12:01 AM, February 27, 2014 / LAST MODIFIED: 01:53 AM, March 08, 2015

Small but dangerous

Small but dangerous

Splinter groups of militants active despite counterterrorism drives
Shaheen Mollah

Law enforcers claim they have largely contained militancy through close monitoring and regular drives for the last seven years. Still, small splinter militant groups continue to pop up and carry out criminal activities.
Sunday's armed attack on a prison van to snatch three JMB members is the work of such a group, according to sources in law enforcement and intelligence agencies.
The murder of blogger Ahmed Rajib Haider in February last year and the six murders in Gopibagh on December 21 are two other instances.
Many fugitive militants as well as those released on bail are trying to reorganise through these small militant groups with new names, said an intelligent official wishing anonymity.  
Besides, the banned outfit Hizb ut-Tahrir is still active, he added.  
The seven NSU students accused of killing blogger Rajib were initially suspected to be Tahrir members. Later, they were identified as members of a new group Ansarullah Bangla Team, headed by Mufti Jasimuddin Rahmani, who is also a charge-sheeted accused in the Rajib murder case.
Detectives say Jasimuddin had connections with international terrorist organisations, which is a matter of concern, especially after the arrest of three Pakistanis last month with manuals on bomb making.
The Pakistanis' main aim was to revitalise the weakened militant groups in Bangladesh, a DB official told The Daily Star.
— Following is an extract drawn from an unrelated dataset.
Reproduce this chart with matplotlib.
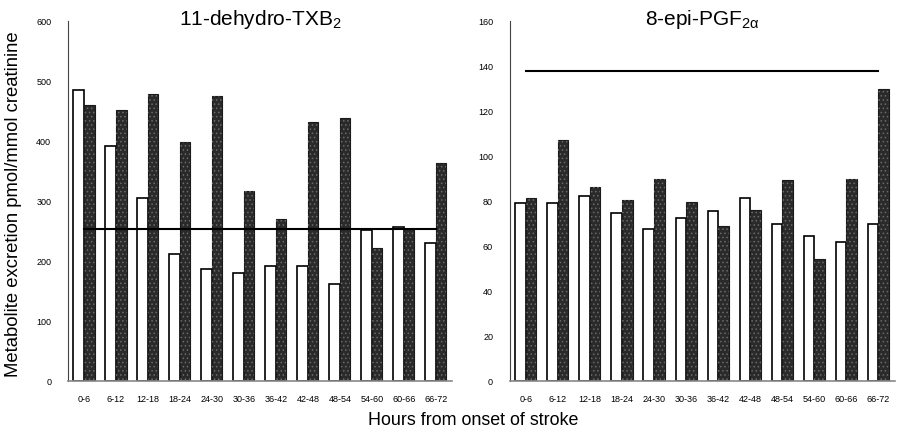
import numpy as np
import matplotlib
matplotlib.use("Agg")
import matplotlib.pyplot as plt

plt.rcParams["font.family"] = ["Liberation Sans", "DejaVu Sans"]
plt.rcParams["mathtext.fontset"] = "custom"
plt.rcParams["mathtext.rm"] = "Liberation Sans"
plt.rcParams["mathtext.it"] = "Liberation Sans:italic"
plt.rcParams["hatch.linewidth"] = 0.6

hours = ["0-6", "6-12", "12-18", "18-24", "24-30", "30-36",
         "36-42", "42-48", "48-54", "54-60", "60-66", "66-72"]

# 11-dehydro-TXB2 excretion (pmol/mmol creatinine)
txb_white = [485, 392, 305, 211, 186, 180, 192, 192, 162, 252, 256, 230]
txb_black = [461, 452, 478, 399, 476, 316, 270, 432, 439, 221, 253, 363]
txb_ref = 253

# 8-epi-PGF2alpha excretion (pmol/mmol creatinine)
pgf_white = [79.2, 79, 82.2, 74.5, 67.5, 72.6, 75.5, 81.5, 70, 64.4, 62, 70]
pgf_black = [81.2, 107, 86.4, 80.4, 89.8, 79.7, 68.9, 76, 89.2, 54.2, 89.8, 130]
pgf_ref = 138

fig = plt.figure(figsize=(8.99, 4.32), dpi=100)
ax1 = fig.add_axes([0.0756, 0.118, 0.427, 0.833])
ax2 = fig.add_axes([0.567, 0.118, 0.428, 0.833])

x = np.arange(len(hours))
w = 0.33


def draw(ax, white, black, ref, ymax, step, title):
    ax.bar(x - w / 2, white, w, color="white", edgecolor="black", linewidth=1.2)
    ax.bar(x + w / 2, black, w, color="#2a2a2a", edgecolor="#1a1a1a", linewidth=0.8)
    # speckled fill on the dark bars
    ax.bar(x + w / 2, black, w, fill=False, edgecolor="#6a6a6a",
           hatch="....", linewidth=0)
    ax.plot(x, [ref] * len(x), color="black", linewidth=1.5)
    ax.set_xlim(-0.5, len(x) - 0.5)
    ax.set_ylim(0, ymax)
    ax.set_yticks(np.arange(0, ymax + 1, step))
    ax.set_xticks(x)
    ax.set_xticklabels(hours)
    ax.tick_params(length=0, labelsize=6.5, pad=10)
    ax.tick_params(axis="y", pad=12)
    for s in ["top", "right"]:
        ax.spines[s].set_visible(False)
    ax.spines["left"].set_color("#444444")
    ax.spines["left"].set_linewidth(0.8)
    ax.spines["bottom"].set_color("#888888")
    ax.spines["bottom"].set_linewidth(1.2)
    ax.set_title(title, fontsize=15, y=0.989, pad=0)


draw(ax1, txb_white, txb_black, txb_ref, 600, 100, r"11-dehydro-TXB$_\mathrm{2}$")
draw(ax2, pgf_white, pgf_black, pgf_ref, 160, 20, r"8-epi-PGF$_\mathrm{2\alpha}$")

fig.text(0.015, 0.528, "Metabolite excretion pmol/mmol creatinine",
         rotation=90, ha="center", va="center", fontsize=13.3)
fig.text(0.526, 0.027, "Hours from onset of stroke",
         ha="center", va="center", fontsize=12.9)

fig.savefig("out.png", dpi=100)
The murders of controversial religious leader Lutfar Rahman Faruque and his five followers on December 21 might have been committed by a small fanatic group over his interpretations of religion, said Inspector Abual Khayer Matabbar, investigator of the case.
"Lutfar made many enemies for his off-track religious practice and preaching of faith," he added. Lutfar had published three books on his interpretation of Islam.
Following the posting of an audiovisual message purportedly by al-Qaeda chief Ayman al-Zawahiri urging Bangladeshi Muslims to wage intifada, the Rab last week arrested a student in Tangail for “spreading” the clip online.
 Director General of Rapid Action Battalion (Rab) Mukhlesur Rahman said, "We are checking out if it is really a statement by Zawahiri". However, he said it is not unlikely that Zawahiri's followers are present in the country.
"There are some scattered militant outfits but they are under our control. The people of this country are not supporters of religious extremism and so militancy can never rise as it did in Afghanistan and Pakistan," the Rab DG added.